Noise-cancelling earphones help, as well as something to read or a computer to type on. Also a place of your own, and a gym membership.
One thing we affably disengaged have in common with the aristocratically detached and Rational Males, is that women are an enhancement to a man's life, but not its centre or purpose. I’m not going to expand on that now.
This does not mean we don’t have friends and confidants. We can and often do. We don’t expect any of the next three hundred people we meet to be either. Just as we don’t expect any of the next three hundred females we pass by to be even remotely sexually attractive
and available. Just as we don’t expect the next programme on television to be worth watching, or the next single from the next over-produced girl singer to be worth hearing. We do not live in despair at never finding love, or sex, or friendship: we understand that those things are rare, and it is very unlikely that the next person we meet will provide any of them.
Affable detachment is easier to do when I'm employed in a job I find okay, with enough money coming in to pay the bills and some over for fun and savings, working somewhere that's half-way reasonable, having quiet, unobtrusive neighbours, and a daily routine that doesn't force me into lengthy contact with oafs, dummies and fuglies.
There are some circumstance where affable disengagement isn't going to work. Stuck with a shrew for a wife, or a bully for a boss, or with a drink problem, or a lack of employment or money, for instance. There are things that sensitise us to everything else in the world. I've been there, and if you are, you have my sympathy. In the end you have to change your circumstances, or wait for the boss to move on and your shrew to die or divorce you.
It sounds like some utter slob could be affably disengaged. Well, that's not likely. Affable detachment works when you have a justifed sense of self-respect and don't need other people to notice and validate you. (This is different from getting good reviews around annual review time, but if you can't do that without compromising yourself you need to change employer.) So you will be in shape, exercise, eat well, dress becomingly but modestly, and all that good stuff. Slobs know they are, and so they know everyone else knows they are, and shrugging that thought off is not easy. It's a lot easier not to be worried about what other people are thinking when the chances are they are thinking "what a good looking older man" (women) and "He's a boss. You can tell just by looking." (men).
You can seek promotion, play Texas Hold’Em, make art or music, write books, study for a PhD, climb mountains or do whatever else you want to do. In fact, that’s the whole point. That you have something in your life that gives it direction and value to you, and that you don’t get your validation from outside, from the gang, from the admiring glances of other men as you walk in the room with Anna Ewers on your arm, or from Ms Ewers herself. Prizes and recognition follow commitment and achievement.

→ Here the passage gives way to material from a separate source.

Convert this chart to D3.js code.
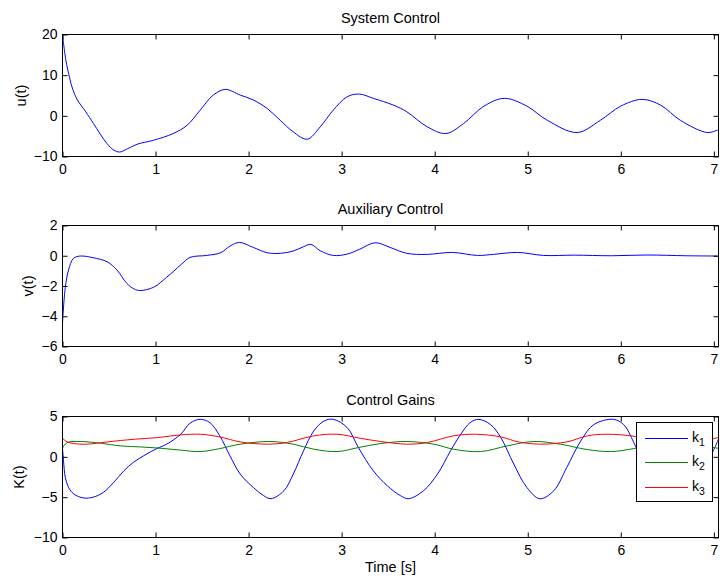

This week’s blonde, and this year’s CEO Of The Year “award”, are not prizes awarded by peers but liabilities.
If I'm spending all day being as little connected to and affected by the world as possible, will I still get aroused when
she appears? Yes, because I'm still scanning the world, I'm not ignoring it. When someone appears who does arouse me, I know it immediately. Happened to me recently, and every time it does I feel disappointed in myself that I didn't approach her. There are many women I look at and think "Well, yes, if it was easy" or fit them into a particular fantasy and don't have a moment's regret that I didn't approach. As with women, so with jobs, clothes, music or anything else. If it's what you want, you will feel it when you see it. And you won’t like yourself if you don't go for it. We don’t stop hoping, we just quit bitching and moaning when our hopes are disappointed.